Ronald Reagan as Treasury agent Brass Bancroft along with Lya Lys in Murder in the Air (1940)
Ronald Reagan as Treasury agent Brass Bancroft along with Lya Lys

Seemingly in fitting with the presence of Ronald Reagan, Murder in the Air has an intriguing political dimension to it (a lot more so than other films of the era). It was made eight months after England and most of Europe had entered into World War II (although the US would not join in for another year-and-a-half). The plot concerns a fifth column of foreign (European) agents who have a rather unclear agenda. When pressed, the head agent (James Stephenson) insists that he is a loyal American and that the society’s aims are to “preserve American neutrality at all costs” (following America’s decision to remain out of the war that Europe was embroiled in, up until the Japanese bombing of Pearl Harbour in 1941).

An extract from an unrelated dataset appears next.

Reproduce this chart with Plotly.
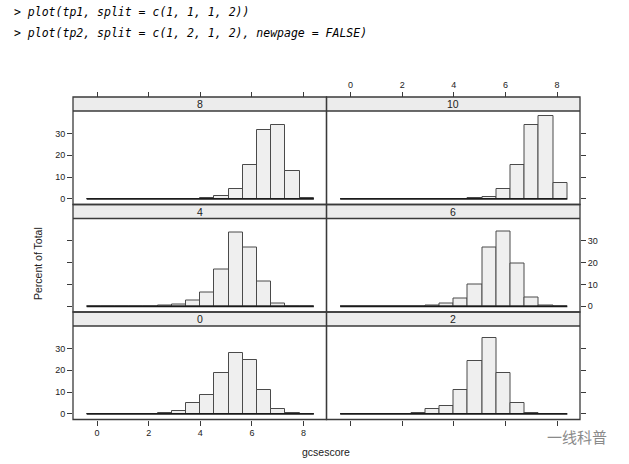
import plotly.graph_objects as go

# histogram breaks (16 bins, width 0.55, from -0.4 to 8.4)
breaks = [-0.4 + 0.55 * i for i in range(17)]
centers = [(breaks[i] + breaks[i + 1]) / 2 for i in range(16)]

# percent of total per bin, one list per score panel
pct_0 = [0, 0, 0, 0, 0.05, 0.5, 1.5, 4.9, 8.8, 18.9, 27.8, 24.8, 10.8, 2.0, 0.3, 0.1]
pct_2 = [0, 0, 0, 0, 0.1, 0.5, 2.0, 3.8, 10.9, 24.2, 34.6, 18.9, 5.2, 0.5, 0.05, 0]
pct_4 = [0, 0, 0, 0, 0, 0.2, 0.9, 2.6, 6.4, 17.0, 33.7, 27.0, 11.3, 1.5, 0.1, 0]
pct_6 = [0, 0, 0, 0, 0, 0.05, 0.4, 1.2, 3.4, 10.0, 27.0, 34.5, 19.6, 4.1, 0.2, 0]
pct_8 = [0, 0, 0, 0, 0, 0, 0.05, 0.1, 0.4, 1.4, 4.6, 15.4, 31.4, 34.0, 12.8, 0.4]
pct_10 = [0, 0, 0, 0, 0, 0, 0, 0, 0.05, 0.2, 0.9, 4.3, 15.4, 34.0, 38.0, 7.2]

panel_labels = ['0', '2', '4', '6', '8', '10']
panel_values = [pct_0, pct_2, pct_4, pct_6, pct_8, pct_10]

x_ticks = [0, 2, 4, 6, 8]
y_ticks = [0, 10, 20, 30]

W, H = 629, 464
col_px = [(73, 326.5), (326.5, 580)]
row_px = [(326, 419.5), (218.5, 312), (111, 204.5)]  # bottom, middle, top (plot area)
strip_h = 14
panel_h = 93.5

FRAME = '#3a3a3a'
TEXT = '#222222'
tick_font = dict(family='Liberation Sans, Arial, sans-serif', size=9, color=TEXT)

fig = go.Figure()
layout = {}
shapes = []
annotations = []

for k in range(6):
    row, col = k // 2, k % 2
    n = k + 1
    xa = 'x' if n == 1 else 'x%d' % n
    ya = 'y' if n == 1 else 'y%d' % n
    xname = 'xaxis' if n == 1 else 'xaxis%d' % n
    yname = 'yaxis' if n == 1 else 'yaxis%d' % n

    x0, x1 = col_px[col]
    top, bot = row_px[row]

    fig.add_trace(go.Bar(
        x=centers, y=panel_values[k], width=0.55,
        marker=dict(color='#efefef', line=dict(color='#4a4a4a', width=1)),
        xaxis=xa, yaxis=ya, showlegend=False, hoverinfo='skip'
    ))
    # base line along the full break range
    fig.add_trace(go.Scatter(
        x=[breaks[0], breaks[-1]], y=[0, 0], mode='lines',
        line=dict(color='#1a1a1a', width=1.8),
        xaxis=xa, yaxis=ya, showlegend=False, hoverinfo='skip'
    ))

    xax = dict(domain=[x0 / W, x1 / W], range=[-0.93, 8.89],
               tickvals=x_ticks, showgrid=False, zeroline=False,
               showline=False, tickfont=tick_font, ticklen=5,
               tickcolor=FRAME, anchor=ya, automargin=False)
    if row == 0:
        xax.update(ticks='outside', side='bottom', showticklabels=(col == 0))
    elif row == 2:
        xax.update(ticks='outside', side='top', anchor='free',
                   position=1 - (top - strip_h) / H,
                   showticklabels=(col == 1))
    else:
        xax.update(ticks='', showticklabels=False)
    layout[xname] = xax

    yax = dict(domain=[1 - bot / H, 1 - top / H], range=[-2.6, 40.3],
               tickvals=y_ticks, showgrid=False, zeroline=False,
               showline=False, tickfont=tick_font, ticklen=5,
               tickcolor=FRAME, ticks='outside', anchor=xa, automargin=False,
               side='left' if col == 0 else 'right')
    if col == 0:
        yax['showticklabels'] = row != 1
    else:
        yax['showticklabels'] = row == 1
    layout[yname] = yax

    s_top = 1 + strip_h / panel_h
    # strip background
    shapes.append(dict(type='rect', xref=xa + ' domain', yref=ya + ' domain',
                       x0=0, x1=1, y0=1, y1=s_top, fillcolor='#ececec',
                       line=dict(width=0), layer='below'))
    # frame around panel and strip
    shapes.append(dict(type='rect', xref=xa + ' domain', yref=ya + ' domain',
                       x0=0, x1=1, y0=0, y1=s_top,
                       line=dict(color=FRAME, width=1.3), layer='above'))
    shapes.append(dict(type='line', xref=xa + ' domain', yref=ya + ' domain',
                       x0=0, x1=1, y0=1, y1=1,
                       line=dict(color=FRAME, width=1.3), layer='above'))
    annotations.append(dict(text=panel_labels[k], xref=xa + ' domain',
                            yref=ya + ' domain', x=0.5, y=1 + strip_h / 2 / panel_h,
                            showarrow=False, xanchor='center', yanchor='middle',
                            font=dict(family='Liberation Sans, Arial, sans-serif',
                                      size=10.5, color=TEXT)))

code_font = dict(family='DejaVu Sans Mono, monospace', size=11.5, color='#000000',
                 style='italic')
label_font = dict(family='Liberation Sans, Arial, sans-serif', size=10.5, color=TEXT)
annotations += [
    dict(text='> plot(tp1, split = c(1, 1, 1, 2))', xref='paper', yref='paper',
         x=12 / W, y=1 - 12 / H, xanchor='left', yanchor='middle',
         showarrow=False, font=code_font),
    dict(text='> plot(tp2, split = c(1, 2, 1, 2), newpage = FALSE)', xref='paper',
         yref='paper', x=12 / W, y=1 - 33 / H, xanchor='left', yanchor='middle',
         showarrow=False, font=code_font),
    dict(text='Percent of Total', xref='paper', yref='paper', x=38 / W,
         y=1 - 264 / H, textangle=-90, showarrow=False, xanchor='center',
         yanchor='middle', font=label_font),
    dict(text='gcsescore', xref='paper', yref='paper', x=326 / W, y=1 - 452 / H,
         showarrow=False, xanchor='center', yanchor='middle', font=label_font),
    dict(text='一线科普', xref='paper', yref='paper', x=609 / W, y=1 - 436 / H,
         showarrow=False, xanchor='right', yanchor='middle',
         font=dict(family='Noto Sans CJK SC', size=15, color='#8a8a8a')),
]

fig.update_layout(
    width=W, height=H,
    margin=dict(l=0, r=0, t=0, b=0, autoexpand=False),
    paper_bgcolor='white', plot_bgcolor='white',
    bargap=0, shapes=shapes, annotations=annotations,
    **layout
)

# drop the default page margin so the figure sits at the window's corner
fig.write_html("out.html", config={'displayModeBar': False},
               post_script="document.body.style.margin='0';document.body.style.overflow='hidden';")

Later it is implied that the Society is allied with acts of “unlawful assembly” and labour riots, two of the major issues that were seen as seditious in America of the 1930s (along with counterfeiting and breaking Prohibition).

The action in Murder in the Air is routine. There is one good scene during the middle where dead man Steve Swenko’s wife Lya Lys turns up at the hotel room, finds that Ronald Reagan isn’t her husband and he is forced to pacify her by bluffing his way out of it, only for her to pass clues on to a man waiting in the hotel lobby by writing a message on her makeup mirror with her lipstick while pretending to fix her face at the same time as Reagan likewise manages to pass a message to Eddie Foy, Jr by asking for a match to light a cigarette and slipping a note inside the matchbook. It is a sequence that has a smooth dance to it and had it been handled by a much more talented director could really have been something – indeed, you could easily imagine it as taking place in an Alfred Hitchcock film of the era.

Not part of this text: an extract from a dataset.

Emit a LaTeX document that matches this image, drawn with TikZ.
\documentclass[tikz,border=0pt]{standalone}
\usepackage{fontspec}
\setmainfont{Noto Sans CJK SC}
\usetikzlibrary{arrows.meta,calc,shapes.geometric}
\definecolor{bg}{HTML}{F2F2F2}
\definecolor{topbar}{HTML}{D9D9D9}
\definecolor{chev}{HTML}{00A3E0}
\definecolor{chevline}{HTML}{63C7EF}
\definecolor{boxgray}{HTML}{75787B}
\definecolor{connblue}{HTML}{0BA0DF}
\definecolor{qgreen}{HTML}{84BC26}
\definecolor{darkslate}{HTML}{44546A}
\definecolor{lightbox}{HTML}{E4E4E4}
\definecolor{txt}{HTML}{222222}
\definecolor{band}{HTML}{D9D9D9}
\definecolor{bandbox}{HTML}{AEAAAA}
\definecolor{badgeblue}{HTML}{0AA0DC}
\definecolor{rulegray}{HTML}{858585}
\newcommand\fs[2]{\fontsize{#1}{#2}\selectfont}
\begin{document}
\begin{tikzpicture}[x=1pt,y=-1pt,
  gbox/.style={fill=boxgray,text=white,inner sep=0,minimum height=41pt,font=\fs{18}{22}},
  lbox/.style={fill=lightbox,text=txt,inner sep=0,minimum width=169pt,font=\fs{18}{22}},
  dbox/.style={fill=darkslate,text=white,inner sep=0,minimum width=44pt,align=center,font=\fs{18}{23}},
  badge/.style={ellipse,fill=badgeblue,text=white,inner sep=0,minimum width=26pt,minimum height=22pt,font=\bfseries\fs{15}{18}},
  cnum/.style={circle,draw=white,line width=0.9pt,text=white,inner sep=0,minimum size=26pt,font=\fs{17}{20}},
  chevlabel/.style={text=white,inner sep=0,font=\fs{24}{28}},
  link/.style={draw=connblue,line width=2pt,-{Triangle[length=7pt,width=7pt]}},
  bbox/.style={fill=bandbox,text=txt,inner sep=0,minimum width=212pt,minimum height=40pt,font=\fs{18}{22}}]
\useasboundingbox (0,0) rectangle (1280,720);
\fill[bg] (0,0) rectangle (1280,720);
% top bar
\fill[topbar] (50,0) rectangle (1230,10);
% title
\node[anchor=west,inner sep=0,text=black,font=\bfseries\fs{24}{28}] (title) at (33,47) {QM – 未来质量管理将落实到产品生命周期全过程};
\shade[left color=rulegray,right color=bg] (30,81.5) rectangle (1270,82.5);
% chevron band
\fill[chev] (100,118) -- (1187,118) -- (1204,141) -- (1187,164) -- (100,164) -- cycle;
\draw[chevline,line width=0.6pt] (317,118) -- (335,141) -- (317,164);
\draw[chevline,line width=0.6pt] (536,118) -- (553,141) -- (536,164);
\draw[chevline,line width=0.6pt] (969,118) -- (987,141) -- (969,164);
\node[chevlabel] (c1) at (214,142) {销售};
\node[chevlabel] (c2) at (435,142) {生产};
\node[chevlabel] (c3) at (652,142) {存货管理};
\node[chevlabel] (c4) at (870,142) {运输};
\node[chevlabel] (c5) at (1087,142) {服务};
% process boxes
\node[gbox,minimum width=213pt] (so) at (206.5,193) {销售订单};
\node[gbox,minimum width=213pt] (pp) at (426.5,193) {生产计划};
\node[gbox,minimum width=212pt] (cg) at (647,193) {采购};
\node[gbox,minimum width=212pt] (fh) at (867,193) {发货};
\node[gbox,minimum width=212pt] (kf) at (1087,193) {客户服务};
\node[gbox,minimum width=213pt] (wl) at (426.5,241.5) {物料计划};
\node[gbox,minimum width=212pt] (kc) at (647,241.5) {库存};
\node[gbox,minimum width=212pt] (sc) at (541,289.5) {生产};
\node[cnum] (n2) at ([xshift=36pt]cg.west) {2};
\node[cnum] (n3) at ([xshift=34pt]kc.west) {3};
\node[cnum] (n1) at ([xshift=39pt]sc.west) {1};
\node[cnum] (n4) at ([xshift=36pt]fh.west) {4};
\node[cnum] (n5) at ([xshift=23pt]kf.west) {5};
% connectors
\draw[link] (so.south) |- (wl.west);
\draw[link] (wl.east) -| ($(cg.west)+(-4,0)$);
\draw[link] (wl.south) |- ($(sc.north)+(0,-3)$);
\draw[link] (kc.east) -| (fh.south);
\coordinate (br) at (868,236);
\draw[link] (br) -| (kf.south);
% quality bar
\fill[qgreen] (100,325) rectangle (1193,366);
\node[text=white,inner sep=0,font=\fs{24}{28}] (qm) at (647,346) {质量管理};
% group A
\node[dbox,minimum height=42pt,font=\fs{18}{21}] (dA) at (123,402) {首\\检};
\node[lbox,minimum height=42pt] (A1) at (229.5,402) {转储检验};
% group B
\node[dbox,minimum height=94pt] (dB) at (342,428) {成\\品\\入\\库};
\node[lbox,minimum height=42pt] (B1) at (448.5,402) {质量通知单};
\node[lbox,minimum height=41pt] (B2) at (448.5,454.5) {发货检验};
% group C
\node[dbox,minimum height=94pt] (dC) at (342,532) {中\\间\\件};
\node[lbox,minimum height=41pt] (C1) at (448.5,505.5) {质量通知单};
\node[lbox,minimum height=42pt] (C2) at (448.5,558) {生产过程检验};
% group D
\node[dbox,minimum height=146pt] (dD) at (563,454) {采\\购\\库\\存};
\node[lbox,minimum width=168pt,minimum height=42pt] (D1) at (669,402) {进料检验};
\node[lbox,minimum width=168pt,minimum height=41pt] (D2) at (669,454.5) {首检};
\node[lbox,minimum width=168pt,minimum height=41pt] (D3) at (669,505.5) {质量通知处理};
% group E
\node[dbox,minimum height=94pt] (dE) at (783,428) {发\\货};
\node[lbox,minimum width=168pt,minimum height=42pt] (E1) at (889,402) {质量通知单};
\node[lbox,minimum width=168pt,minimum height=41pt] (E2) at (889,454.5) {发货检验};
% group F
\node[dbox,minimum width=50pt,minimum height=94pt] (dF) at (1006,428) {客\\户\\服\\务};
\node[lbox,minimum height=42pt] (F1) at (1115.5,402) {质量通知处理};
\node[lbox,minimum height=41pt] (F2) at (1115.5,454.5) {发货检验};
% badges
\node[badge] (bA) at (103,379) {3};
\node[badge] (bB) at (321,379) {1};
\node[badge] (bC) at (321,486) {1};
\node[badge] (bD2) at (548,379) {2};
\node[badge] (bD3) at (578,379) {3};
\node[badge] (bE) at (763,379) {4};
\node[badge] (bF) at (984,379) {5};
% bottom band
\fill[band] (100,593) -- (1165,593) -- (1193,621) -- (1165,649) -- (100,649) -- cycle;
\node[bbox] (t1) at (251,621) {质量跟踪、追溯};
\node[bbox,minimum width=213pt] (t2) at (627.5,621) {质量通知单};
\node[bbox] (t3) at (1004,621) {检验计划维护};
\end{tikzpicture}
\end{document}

One of the great thrills about Murder in the Air is in seeing film footage of dirigibles in action (albeit stock footage), bringing back a lost era of air travel. (There is also some exciting stock footage of prop-driven planes in aerial combat that climaxes the film). The film attempts to mount a climactic action sequence aboard a dirigible but this falls down due to lack of a proper budget. This is particularly evident during the scenes where the dirigible crashes into the ocean. All that we see of the rescue is some stock footage of Coast Guard ships and the crew exiting a ramp to a rescue vessel but not the vessel itself. There is a model of the airship sinking but no closeups, just the same model used for wide angle shooting, while the film makes no effort to show Reagan or any of the crew struggling to escape as the airship starts going underwater. Almost any modern film would have pumped this up into a major dramatic sequence of some twenty minutes or more.

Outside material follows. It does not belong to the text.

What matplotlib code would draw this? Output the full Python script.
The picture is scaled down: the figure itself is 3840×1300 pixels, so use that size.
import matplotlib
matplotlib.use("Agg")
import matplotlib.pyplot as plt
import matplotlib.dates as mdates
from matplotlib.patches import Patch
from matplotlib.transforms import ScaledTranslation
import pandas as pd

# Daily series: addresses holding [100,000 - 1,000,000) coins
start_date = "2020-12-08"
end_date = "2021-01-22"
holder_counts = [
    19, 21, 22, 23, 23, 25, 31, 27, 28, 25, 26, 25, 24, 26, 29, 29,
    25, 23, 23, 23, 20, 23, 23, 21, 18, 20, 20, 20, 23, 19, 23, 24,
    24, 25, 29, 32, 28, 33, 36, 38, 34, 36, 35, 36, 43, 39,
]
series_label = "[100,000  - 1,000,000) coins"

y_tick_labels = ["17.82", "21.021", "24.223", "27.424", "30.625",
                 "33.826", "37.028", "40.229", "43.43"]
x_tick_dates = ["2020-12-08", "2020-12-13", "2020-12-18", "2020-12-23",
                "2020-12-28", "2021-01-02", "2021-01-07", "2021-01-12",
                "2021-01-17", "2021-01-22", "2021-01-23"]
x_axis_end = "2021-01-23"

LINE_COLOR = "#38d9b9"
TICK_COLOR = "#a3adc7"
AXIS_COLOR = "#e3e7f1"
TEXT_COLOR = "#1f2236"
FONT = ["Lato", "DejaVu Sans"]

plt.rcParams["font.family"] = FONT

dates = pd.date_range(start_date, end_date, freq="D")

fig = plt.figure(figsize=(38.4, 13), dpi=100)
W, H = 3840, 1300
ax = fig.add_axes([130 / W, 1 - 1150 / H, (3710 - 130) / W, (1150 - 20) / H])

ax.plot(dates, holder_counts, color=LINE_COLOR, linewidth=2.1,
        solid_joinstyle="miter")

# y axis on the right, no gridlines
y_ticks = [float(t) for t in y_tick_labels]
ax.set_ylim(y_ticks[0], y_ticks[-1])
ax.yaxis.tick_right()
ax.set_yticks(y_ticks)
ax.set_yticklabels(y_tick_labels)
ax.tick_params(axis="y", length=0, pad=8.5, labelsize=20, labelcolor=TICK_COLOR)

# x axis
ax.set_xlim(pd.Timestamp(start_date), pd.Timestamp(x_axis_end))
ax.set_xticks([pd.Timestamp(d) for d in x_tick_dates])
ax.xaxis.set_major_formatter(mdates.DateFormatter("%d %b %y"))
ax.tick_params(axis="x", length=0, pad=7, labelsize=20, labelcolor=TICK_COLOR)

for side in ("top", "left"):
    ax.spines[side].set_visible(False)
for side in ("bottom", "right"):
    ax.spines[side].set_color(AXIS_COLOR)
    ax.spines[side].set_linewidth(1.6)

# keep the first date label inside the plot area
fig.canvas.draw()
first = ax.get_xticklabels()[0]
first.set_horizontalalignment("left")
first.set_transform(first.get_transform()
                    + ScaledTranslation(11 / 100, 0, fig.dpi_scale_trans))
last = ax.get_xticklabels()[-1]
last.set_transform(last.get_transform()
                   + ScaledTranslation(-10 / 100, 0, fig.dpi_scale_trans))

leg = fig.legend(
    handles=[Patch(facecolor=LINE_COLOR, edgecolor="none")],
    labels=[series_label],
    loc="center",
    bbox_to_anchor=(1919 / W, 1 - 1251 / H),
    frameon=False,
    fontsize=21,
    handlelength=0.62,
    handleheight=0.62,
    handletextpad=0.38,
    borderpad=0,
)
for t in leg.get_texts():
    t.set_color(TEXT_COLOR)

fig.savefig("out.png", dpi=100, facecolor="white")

There is a lot of comic relief with Eddie Foy, Jr as Reagan’s offsider. Foy plays the role as a nervous bumbler and the film caters to this with a lot of comic scenes where he is perpetually calling his girlfriend (Helen Lynd) and apologising for postponing their pending nuptials or various shenanigans with collapsing beds and his constant complaints and nervousness about almost everything that happens. It is however hard to see how such a constantly maladroit character could ever be considered competent enough to become a law enforcement official.